● **Aim**: Write out the full listing exactly as given, minus the images.

☆ ☆ ☆

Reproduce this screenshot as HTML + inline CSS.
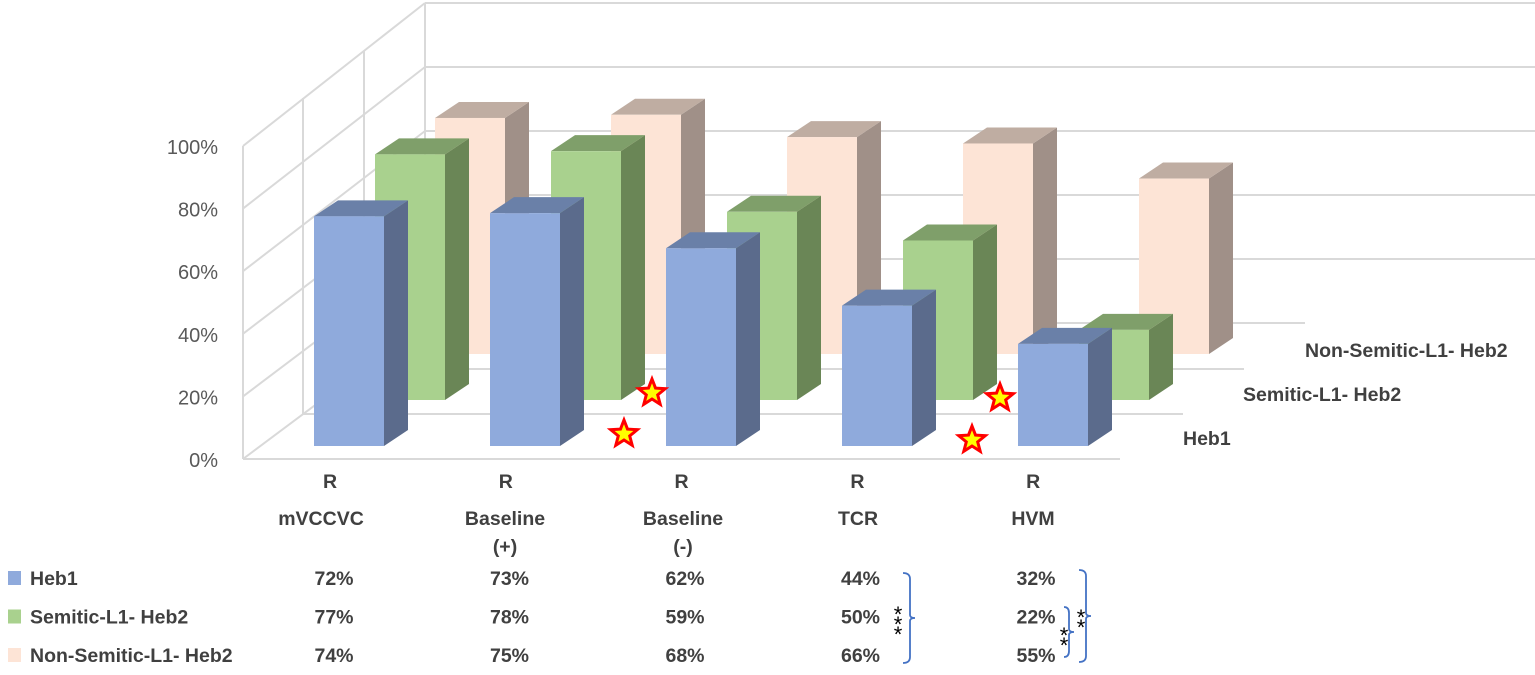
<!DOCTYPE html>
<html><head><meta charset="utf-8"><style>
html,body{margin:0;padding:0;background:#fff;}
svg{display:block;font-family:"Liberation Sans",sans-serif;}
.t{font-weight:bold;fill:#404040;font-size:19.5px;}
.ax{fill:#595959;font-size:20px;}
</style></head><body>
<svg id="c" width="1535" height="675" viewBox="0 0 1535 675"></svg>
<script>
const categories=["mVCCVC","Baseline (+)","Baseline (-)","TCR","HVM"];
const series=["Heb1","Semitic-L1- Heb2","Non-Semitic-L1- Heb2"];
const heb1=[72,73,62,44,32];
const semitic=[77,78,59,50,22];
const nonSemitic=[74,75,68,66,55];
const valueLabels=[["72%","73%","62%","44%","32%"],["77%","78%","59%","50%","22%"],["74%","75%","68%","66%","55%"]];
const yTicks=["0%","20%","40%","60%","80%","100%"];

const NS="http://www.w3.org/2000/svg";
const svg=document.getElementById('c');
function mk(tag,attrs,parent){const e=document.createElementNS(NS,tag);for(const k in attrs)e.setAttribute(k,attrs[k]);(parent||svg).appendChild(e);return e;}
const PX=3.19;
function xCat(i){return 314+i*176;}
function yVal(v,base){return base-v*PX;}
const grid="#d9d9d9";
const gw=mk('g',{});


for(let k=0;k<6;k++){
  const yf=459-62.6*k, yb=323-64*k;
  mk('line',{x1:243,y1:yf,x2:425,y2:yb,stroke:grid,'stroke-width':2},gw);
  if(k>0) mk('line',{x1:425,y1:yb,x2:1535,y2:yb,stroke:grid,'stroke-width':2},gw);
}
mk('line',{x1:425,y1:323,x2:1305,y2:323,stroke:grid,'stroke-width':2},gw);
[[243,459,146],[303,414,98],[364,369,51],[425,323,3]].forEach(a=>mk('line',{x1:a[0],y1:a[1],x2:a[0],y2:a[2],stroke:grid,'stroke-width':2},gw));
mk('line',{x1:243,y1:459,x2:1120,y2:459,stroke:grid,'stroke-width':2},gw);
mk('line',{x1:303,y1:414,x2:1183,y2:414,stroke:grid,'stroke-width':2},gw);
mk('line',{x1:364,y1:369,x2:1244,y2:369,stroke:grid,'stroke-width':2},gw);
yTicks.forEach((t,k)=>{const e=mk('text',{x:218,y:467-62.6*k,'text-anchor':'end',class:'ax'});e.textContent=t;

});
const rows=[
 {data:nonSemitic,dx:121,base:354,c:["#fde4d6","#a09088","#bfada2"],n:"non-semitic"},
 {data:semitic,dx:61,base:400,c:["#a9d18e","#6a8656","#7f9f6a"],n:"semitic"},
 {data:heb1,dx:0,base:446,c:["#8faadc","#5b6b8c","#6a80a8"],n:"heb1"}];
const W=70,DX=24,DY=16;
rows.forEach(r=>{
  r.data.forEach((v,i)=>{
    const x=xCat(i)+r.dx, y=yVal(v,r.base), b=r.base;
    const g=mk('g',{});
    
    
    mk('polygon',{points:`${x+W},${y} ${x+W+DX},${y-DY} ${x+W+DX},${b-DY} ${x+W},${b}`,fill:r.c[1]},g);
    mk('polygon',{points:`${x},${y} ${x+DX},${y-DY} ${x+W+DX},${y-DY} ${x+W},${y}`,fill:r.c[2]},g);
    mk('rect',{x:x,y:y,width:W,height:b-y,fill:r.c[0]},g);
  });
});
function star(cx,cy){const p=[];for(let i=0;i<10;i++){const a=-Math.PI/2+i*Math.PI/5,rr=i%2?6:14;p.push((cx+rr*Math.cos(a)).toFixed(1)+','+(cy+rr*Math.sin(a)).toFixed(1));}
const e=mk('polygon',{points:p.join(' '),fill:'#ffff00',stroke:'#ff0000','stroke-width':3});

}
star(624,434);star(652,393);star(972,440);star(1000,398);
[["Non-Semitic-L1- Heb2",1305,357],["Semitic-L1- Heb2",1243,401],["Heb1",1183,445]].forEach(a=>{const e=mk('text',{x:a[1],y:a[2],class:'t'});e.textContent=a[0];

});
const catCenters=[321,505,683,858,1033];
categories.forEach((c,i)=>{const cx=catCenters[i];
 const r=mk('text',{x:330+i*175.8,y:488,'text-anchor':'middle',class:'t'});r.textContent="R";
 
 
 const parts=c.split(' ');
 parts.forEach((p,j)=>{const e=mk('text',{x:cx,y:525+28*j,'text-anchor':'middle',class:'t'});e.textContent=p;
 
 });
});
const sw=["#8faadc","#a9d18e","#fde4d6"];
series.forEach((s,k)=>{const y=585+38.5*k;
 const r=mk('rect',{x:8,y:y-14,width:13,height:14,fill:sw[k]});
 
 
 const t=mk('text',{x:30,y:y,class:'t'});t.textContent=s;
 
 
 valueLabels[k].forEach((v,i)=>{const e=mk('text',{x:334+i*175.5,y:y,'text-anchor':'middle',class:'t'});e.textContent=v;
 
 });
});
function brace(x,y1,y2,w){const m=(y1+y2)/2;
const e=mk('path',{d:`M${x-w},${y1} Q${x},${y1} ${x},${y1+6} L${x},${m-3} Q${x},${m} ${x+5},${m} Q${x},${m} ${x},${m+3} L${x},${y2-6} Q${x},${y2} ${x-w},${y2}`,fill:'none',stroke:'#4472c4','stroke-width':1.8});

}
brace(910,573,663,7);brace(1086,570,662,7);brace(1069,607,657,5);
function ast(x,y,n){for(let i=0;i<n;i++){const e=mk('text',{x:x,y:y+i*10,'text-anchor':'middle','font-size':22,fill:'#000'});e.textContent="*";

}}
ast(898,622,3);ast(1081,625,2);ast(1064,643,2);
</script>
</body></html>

☆ ☆ ☆

● **The response**:
Reproduce this screenshot as HTML + inline CSS.
<!DOCTYPE html>
<html><head><meta charset="utf-8"><style>
html,body{margin:0;padding:0;background:#fff;}
svg{display:block;font-family:"Liberation Sans",sans-serif;}
.t{font-weight:bold;fill:#404040;font-size:19.5px;}
.ax{fill:#595959;font-size:20px;}
</style></head><body>
<svg id="c" width="1535" height="675" viewBox="0 0 1535 675"></svg>
<script>
const categories=["mVCCVC","Baseline (+)","Baseline (-)","TCR","HVM"];
const series=["Heb1","Semitic-L1- Heb2","Non-Semitic-L1- Heb2"];
const heb1=[72,73,62,44,32];
const semitic=[77,78,59,50,22];
const nonSemitic=[74,75,68,66,55];
const valueLabels=[["72%","73%","62%","44%","32%"],["77%","78%","59%","50%","22%"],["74%","75%","68%","66%","55%"]];
const yTicks=["0%","20%","40%","60%","80%","100%"];

const NS="http://www.w3.org/2000/svg";
const svg=document.getElementById('c');
function mk(tag,attrs,parent){const e=document.createElementNS(NS,tag);for(const k in attrs)e.setAttribute(k,attrs[k]);(parent||svg).appendChild(e);return e;}
const PX=3.19;
function xCat(i){return 314+i*176;}
function yVal(v,base){return base-v*PX;}
const grid="#d9d9d9";
const gw=mk('g',{});


for(let k=0;k<6;k++){
  const yf=459-62.6*k, yb=323-64*k;
  mk('line',{x1:243,y1:yf,x2:425,y2:yb,stroke:grid,'stroke-width':2},gw);
  if(k>0) mk('line',{x1:425,y1:yb,x2:1535,y2:yb,stroke:grid,'stroke-width':2},gw);
}
mk('line',{x1:425,y1:323,x2:1305,y2:323,stroke:grid,'stroke-width':2},gw);
[[243,459,146],[303,414,98],[364,369,51],[425,323,3]].forEach(a=>mk('line',{x1:a[0],y1:a[1],x2:a[0],y2:a[2],stroke:grid,'stroke-width':2},gw));
mk('line',{x1:243,y1:459,x2:1120,y2:459,stroke:grid,'stroke-width':2},gw);
mk('line',{x1:303,y1:414,x2:1183,y2:414,stroke:grid,'stroke-width':2},gw);
mk('line',{x1:364,y1:369,x2:1244,y2:369,stroke:grid,'stroke-width':2},gw);
yTicks.forEach((t,k)=>{const e=mk('text',{x:218,y:467-62.6*k,'text-anchor':'end',class:'ax'});e.textContent=t;

});
const rows=[
 {data:nonSemitic,dx:121,base:354,c:["#fde4d6","#a09088","#bfada2"],n:"non-semitic"},
 {data:semitic,dx:61,base:400,c:["#a9d18e","#6a8656","#7f9f6a"],n:"semitic"},
 {data:heb1,dx:0,base:446,c:["#8faadc","#5b6b8c","#6a80a8"],n:"heb1"}];
const W=70,DX=24,DY=16;
rows.forEach(r=>{
  r.data.forEach((v,i)=>{
    const x=xCat(i)+r.dx, y=yVal(v,r.base), b=r.base;
    const g=mk('g',{});
    
    
    mk('polygon',{points:`${x+W},${y} ${x+W+DX},${y-DY} ${x+W+DX},${b-DY} ${x+W},${b}`,fill:r.c[1]},g);
    mk('polygon',{points:`${x},${y} ${x+DX},${y-DY} ${x+W+DX},${y-DY} ${x+W},${y}`,fill:r.c[2]},g);
    mk('rect',{x:x,y:y,width:W,height:b-y,fill:r.c[0]},g);
  });
});
function star(cx,cy){const p=[];for(let i=0;i<10;i++){const a=-Math.PI/2+i*Math.PI/5,rr=i%2?6:14;p.push((cx+rr*Math.cos(a)).toFixed(1)+','+(cy+rr*Math.sin(a)).toFixed(1));}
const e=mk('polygon',{points:p.join(' '),fill:'#ffff00',stroke:'#ff0000','stroke-width':3});

}
star(624,434);star(652,393);star(972,440);star(1000,398);
[["Non-Semitic-L1- Heb2",1305,357],["Semitic-L1- Heb2",1243,401],["Heb1",1183,445]].forEach(a=>{const e=mk('text',{x:a[1],y:a[2],class:'t'});e.textContent=a[0];

});
const catCenters=[321,505,683,858,1033];
categories.forEach((c,i)=>{const cx=catCenters[i];
 const r=mk('text',{x:330+i*175.8,y:488,'text-anchor':'middle',class:'t'});r.textContent="R";
 
 
 const parts=c.split(' ');
 parts.forEach((p,j)=>{const e=mk('text',{x:cx,y:525+28*j,'text-anchor':'middle',class:'t'});e.textContent=p;
 
 });
});
const sw=["#8faadc","#a9d18e","#fde4d6"];
series.forEach((s,k)=>{const y=585+38.5*k;
 const r=mk('rect',{x:8,y:y-14,width:13,height:14,fill:sw[k]});
 
 
 const t=mk('text',{x:30,y:y,class:'t'});t.textContent=s;
 
 
 valueLabels[k].forEach((v,i)=>{const e=mk('text',{x:334+i*175.5,y:y,'text-anchor':'middle',class:'t'});e.textContent=v;
 
 });
});
function brace(x,y1,y2,w){const m=(y1+y2)/2;
const e=mk('path',{d:`M${x-w},${y1} Q${x},${y1} ${x},${y1+6} L${x},${m-3} Q${x},${m} ${x+5},${m} Q${x},${m} ${x},${m+3} L${x},${y2-6} Q${x},${y2} ${x-w},${y2}`,fill:'none',stroke:'#4472c4','stroke-width':1.8});

}
brace(910,573,663,7);brace(1086,570,662,7);brace(1069,607,657,5);
function ast(x,y,n){for(let i=0;i<n;i++){const e=mk('text',{x:x,y:y+i*10,'text-anchor':'middle','font-size':22,fill:'#000'});e.textContent="*";

}}
ast(898,622,3);ast(1081,625,2);ast(1064,643,2);
</script>
</body></html>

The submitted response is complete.